>> begin DATA RECORDS

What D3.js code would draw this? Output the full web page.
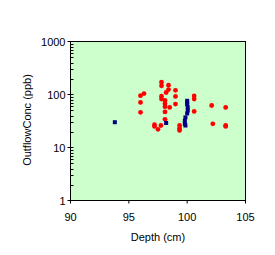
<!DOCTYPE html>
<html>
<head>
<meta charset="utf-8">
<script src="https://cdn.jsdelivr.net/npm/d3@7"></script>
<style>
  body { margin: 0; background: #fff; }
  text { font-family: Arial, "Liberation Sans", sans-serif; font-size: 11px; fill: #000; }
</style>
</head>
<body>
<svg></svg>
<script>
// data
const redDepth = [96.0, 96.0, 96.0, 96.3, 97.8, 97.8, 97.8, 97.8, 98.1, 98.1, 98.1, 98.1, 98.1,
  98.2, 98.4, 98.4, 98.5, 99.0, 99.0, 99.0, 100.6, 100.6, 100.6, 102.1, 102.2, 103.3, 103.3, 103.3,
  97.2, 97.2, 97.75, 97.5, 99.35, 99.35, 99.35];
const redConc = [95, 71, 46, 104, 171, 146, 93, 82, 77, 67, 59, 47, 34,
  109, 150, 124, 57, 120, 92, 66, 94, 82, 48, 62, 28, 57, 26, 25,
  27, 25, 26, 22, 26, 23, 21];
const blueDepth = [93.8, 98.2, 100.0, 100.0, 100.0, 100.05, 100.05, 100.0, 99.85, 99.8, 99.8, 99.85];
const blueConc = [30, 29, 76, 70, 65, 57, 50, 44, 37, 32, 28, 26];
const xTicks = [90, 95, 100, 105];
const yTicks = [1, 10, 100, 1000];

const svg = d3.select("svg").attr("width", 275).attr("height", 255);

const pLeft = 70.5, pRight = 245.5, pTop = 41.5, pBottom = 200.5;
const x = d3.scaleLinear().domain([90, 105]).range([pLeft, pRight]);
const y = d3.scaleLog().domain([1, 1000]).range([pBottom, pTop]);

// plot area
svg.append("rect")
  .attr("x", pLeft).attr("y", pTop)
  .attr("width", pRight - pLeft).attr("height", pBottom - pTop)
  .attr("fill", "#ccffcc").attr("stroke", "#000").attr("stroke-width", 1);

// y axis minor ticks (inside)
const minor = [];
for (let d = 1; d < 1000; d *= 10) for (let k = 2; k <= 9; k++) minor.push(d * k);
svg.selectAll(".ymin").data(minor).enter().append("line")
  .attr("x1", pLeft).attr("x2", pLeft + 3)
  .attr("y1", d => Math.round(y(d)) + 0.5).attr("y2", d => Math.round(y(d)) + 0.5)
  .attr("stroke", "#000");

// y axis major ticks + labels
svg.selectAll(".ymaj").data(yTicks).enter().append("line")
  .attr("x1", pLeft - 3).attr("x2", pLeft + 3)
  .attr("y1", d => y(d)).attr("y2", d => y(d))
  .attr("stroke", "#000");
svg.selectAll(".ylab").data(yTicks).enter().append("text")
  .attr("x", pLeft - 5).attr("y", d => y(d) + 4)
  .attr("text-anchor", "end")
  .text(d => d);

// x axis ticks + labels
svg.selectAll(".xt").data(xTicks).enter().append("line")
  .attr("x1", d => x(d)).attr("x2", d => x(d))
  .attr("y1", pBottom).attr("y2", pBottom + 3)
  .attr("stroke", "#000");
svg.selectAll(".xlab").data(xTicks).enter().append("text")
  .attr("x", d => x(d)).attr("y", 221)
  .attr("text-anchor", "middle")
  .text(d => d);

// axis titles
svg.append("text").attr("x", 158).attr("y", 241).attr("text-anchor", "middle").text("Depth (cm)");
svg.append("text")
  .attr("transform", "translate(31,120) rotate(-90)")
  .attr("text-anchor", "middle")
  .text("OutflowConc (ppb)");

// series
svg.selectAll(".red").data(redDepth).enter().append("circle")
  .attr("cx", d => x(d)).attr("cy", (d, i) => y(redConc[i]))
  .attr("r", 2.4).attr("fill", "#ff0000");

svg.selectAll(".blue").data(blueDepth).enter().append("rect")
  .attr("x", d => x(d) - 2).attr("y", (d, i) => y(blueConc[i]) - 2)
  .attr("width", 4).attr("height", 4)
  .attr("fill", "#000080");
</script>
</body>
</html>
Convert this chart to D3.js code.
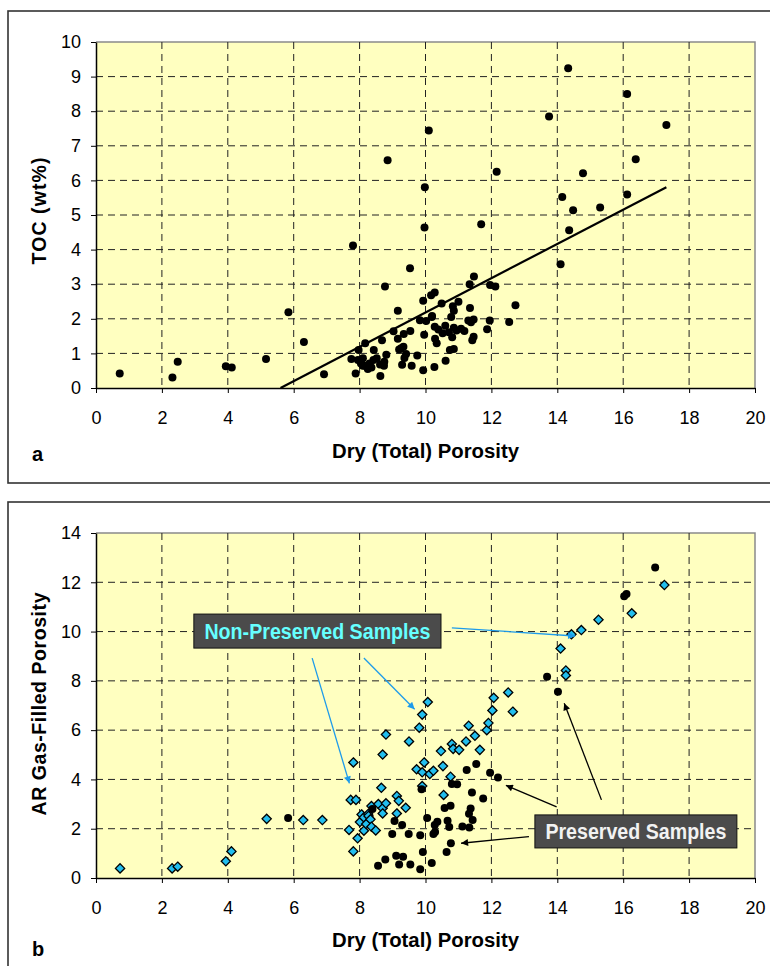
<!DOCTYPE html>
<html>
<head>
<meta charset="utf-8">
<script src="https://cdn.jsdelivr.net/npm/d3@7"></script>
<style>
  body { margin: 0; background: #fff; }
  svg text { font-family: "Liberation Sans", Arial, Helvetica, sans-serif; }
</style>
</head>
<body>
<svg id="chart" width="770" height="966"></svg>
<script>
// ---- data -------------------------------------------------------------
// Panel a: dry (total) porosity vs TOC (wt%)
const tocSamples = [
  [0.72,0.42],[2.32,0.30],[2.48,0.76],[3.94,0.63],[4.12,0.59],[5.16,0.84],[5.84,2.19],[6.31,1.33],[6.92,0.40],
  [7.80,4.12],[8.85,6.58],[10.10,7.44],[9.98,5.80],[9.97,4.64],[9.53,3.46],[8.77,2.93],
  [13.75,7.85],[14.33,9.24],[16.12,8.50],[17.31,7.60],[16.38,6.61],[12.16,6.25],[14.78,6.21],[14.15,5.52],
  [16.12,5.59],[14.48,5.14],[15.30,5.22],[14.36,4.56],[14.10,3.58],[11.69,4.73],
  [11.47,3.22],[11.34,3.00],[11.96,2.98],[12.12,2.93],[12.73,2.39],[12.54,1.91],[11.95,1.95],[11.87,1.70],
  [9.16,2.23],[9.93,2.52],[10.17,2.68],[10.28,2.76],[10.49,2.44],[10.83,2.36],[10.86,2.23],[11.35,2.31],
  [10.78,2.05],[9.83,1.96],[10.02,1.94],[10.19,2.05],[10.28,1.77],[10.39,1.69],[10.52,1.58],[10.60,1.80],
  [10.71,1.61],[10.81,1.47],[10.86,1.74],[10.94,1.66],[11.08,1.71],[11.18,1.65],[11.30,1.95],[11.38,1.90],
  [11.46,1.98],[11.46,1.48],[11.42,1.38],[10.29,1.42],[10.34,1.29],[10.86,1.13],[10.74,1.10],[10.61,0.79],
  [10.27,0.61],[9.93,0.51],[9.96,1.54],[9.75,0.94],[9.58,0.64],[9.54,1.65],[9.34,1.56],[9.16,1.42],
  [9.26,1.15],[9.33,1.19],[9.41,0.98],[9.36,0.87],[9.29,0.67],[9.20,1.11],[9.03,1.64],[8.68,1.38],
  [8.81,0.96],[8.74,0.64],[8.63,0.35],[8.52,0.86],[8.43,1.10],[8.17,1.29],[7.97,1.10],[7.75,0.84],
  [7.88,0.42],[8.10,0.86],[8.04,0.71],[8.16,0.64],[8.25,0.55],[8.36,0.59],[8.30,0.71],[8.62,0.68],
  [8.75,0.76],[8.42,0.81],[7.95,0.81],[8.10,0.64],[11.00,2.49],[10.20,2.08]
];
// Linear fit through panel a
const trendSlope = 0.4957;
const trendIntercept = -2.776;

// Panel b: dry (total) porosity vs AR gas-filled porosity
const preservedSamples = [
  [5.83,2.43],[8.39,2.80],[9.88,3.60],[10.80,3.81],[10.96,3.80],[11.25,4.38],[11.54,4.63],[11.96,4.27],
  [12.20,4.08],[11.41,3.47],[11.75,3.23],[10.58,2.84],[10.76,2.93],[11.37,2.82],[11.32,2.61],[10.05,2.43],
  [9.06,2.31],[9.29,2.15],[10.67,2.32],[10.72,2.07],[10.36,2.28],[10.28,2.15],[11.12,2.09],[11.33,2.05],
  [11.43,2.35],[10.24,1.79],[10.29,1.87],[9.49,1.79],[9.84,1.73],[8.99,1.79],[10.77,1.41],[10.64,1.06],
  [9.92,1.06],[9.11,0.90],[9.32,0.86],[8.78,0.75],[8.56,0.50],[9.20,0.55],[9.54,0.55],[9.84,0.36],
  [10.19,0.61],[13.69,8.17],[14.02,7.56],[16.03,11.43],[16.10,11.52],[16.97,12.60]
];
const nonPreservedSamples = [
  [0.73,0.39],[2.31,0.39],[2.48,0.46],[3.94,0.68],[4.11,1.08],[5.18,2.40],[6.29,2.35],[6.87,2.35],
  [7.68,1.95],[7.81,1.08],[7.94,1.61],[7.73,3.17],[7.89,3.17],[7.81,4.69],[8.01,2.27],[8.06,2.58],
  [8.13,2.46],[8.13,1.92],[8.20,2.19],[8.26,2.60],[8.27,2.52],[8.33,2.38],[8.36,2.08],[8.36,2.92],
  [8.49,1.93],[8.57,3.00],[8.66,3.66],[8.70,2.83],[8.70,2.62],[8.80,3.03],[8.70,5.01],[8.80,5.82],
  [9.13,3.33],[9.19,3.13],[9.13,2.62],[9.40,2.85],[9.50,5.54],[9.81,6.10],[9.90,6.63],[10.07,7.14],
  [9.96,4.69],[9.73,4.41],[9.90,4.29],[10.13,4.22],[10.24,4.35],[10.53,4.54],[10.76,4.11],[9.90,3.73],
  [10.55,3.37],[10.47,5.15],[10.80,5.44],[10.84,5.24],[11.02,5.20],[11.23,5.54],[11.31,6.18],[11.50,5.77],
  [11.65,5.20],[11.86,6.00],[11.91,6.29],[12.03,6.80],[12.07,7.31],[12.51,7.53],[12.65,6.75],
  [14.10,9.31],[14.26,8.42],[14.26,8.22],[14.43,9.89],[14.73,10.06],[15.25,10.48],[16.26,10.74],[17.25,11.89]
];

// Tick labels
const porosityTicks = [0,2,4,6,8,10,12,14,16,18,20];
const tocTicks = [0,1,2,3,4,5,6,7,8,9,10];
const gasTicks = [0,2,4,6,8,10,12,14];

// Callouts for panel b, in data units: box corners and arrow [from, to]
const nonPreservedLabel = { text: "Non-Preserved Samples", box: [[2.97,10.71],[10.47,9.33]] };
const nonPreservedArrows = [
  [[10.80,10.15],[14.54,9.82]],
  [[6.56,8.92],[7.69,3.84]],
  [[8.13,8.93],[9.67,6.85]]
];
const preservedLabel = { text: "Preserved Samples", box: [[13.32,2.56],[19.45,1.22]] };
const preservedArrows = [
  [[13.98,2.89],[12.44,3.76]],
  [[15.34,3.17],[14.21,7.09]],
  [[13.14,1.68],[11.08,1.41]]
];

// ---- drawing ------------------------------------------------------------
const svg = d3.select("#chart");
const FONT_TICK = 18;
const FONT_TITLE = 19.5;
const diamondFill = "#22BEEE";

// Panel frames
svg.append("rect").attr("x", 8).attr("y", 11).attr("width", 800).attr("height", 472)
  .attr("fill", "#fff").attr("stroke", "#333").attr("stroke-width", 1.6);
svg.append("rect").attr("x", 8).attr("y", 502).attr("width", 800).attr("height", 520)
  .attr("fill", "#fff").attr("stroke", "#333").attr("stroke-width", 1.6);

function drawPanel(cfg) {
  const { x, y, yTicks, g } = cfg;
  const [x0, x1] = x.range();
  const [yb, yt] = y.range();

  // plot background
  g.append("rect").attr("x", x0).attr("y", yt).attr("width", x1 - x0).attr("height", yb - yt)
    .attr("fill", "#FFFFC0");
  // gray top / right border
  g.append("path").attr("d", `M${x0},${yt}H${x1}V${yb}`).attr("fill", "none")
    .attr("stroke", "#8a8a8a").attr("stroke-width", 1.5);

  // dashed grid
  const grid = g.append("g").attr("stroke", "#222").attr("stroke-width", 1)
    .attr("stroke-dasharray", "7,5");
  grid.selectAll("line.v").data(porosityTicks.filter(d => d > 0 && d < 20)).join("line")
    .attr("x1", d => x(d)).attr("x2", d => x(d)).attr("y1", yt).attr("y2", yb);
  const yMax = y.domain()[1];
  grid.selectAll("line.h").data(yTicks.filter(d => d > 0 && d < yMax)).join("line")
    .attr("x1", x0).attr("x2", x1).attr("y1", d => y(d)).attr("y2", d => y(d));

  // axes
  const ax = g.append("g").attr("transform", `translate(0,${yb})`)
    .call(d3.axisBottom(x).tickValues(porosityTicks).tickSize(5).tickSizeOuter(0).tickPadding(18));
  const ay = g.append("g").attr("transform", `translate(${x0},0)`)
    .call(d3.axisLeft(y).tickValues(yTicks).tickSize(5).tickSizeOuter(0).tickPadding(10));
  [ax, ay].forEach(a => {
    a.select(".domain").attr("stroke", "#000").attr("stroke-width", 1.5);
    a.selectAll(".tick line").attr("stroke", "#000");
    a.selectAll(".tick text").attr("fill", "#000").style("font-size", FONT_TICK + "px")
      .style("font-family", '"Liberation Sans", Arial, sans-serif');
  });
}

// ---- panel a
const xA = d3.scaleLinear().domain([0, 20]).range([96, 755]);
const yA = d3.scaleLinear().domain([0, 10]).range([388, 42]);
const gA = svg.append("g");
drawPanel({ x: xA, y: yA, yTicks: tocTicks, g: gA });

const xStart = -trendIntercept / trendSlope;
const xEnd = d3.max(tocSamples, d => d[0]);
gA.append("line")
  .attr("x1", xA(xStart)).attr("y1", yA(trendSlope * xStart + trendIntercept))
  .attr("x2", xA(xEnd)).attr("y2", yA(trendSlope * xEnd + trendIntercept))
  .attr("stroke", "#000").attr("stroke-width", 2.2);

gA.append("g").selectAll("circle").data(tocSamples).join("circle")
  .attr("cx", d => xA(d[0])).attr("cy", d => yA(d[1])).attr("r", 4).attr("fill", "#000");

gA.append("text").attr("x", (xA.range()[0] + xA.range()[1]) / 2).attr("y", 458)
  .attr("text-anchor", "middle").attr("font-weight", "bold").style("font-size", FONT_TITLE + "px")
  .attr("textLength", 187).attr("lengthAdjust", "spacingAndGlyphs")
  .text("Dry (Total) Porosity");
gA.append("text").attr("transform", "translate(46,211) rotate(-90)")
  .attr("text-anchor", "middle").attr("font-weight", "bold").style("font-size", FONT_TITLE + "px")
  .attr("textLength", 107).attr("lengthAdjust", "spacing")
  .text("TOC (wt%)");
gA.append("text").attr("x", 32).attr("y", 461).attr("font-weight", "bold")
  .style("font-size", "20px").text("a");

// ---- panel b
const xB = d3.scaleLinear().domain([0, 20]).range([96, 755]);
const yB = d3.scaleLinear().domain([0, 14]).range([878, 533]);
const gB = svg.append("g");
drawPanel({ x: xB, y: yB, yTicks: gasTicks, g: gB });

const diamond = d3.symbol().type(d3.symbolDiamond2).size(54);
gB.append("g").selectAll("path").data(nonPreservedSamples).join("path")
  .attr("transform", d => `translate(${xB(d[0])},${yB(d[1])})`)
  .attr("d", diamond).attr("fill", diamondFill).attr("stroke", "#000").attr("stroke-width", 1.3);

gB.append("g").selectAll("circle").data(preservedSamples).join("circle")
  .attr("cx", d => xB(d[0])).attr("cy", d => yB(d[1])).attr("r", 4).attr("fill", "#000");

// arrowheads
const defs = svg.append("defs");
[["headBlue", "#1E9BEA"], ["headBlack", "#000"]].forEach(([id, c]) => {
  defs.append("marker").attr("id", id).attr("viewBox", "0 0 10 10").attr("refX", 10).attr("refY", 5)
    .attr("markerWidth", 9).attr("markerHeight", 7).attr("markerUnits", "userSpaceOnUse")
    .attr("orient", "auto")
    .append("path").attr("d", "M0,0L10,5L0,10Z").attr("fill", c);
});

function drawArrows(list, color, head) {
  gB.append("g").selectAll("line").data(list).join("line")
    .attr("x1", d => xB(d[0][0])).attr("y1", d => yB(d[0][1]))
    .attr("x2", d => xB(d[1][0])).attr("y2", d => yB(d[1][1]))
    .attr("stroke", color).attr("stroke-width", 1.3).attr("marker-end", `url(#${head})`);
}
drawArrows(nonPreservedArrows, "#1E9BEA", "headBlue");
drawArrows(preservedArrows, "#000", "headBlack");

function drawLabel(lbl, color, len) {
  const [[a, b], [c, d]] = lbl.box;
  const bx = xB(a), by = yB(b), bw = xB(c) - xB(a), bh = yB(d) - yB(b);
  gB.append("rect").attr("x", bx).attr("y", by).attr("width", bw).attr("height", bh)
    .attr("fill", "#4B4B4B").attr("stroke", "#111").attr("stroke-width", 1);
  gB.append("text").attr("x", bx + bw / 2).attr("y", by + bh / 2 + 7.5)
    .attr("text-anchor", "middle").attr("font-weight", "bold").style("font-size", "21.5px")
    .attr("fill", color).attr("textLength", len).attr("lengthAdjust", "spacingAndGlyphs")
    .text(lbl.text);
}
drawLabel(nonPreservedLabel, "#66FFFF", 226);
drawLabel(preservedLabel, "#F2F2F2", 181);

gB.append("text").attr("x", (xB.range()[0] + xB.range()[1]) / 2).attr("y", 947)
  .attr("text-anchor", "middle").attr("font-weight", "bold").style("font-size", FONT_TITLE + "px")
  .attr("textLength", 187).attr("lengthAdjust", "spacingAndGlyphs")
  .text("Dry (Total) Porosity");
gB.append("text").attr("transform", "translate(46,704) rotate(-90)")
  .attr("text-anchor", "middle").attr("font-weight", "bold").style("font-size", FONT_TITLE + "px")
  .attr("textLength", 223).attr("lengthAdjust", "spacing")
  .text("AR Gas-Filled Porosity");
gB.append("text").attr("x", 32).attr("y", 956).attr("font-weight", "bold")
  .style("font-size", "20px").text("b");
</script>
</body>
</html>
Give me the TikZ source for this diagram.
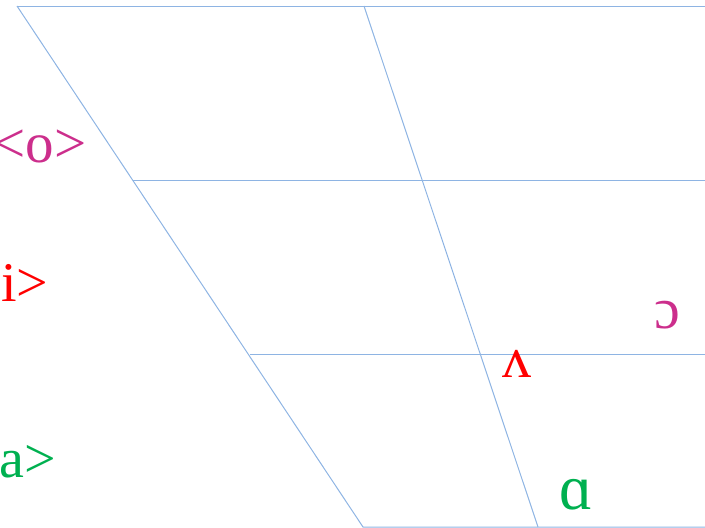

>> end DATA RECORDS

# PROBLEM STATEMENT
Tally how many lines of the records hold the word "code". Answer with the number only.

# OUTPUT FOR THIS EXERCISE
2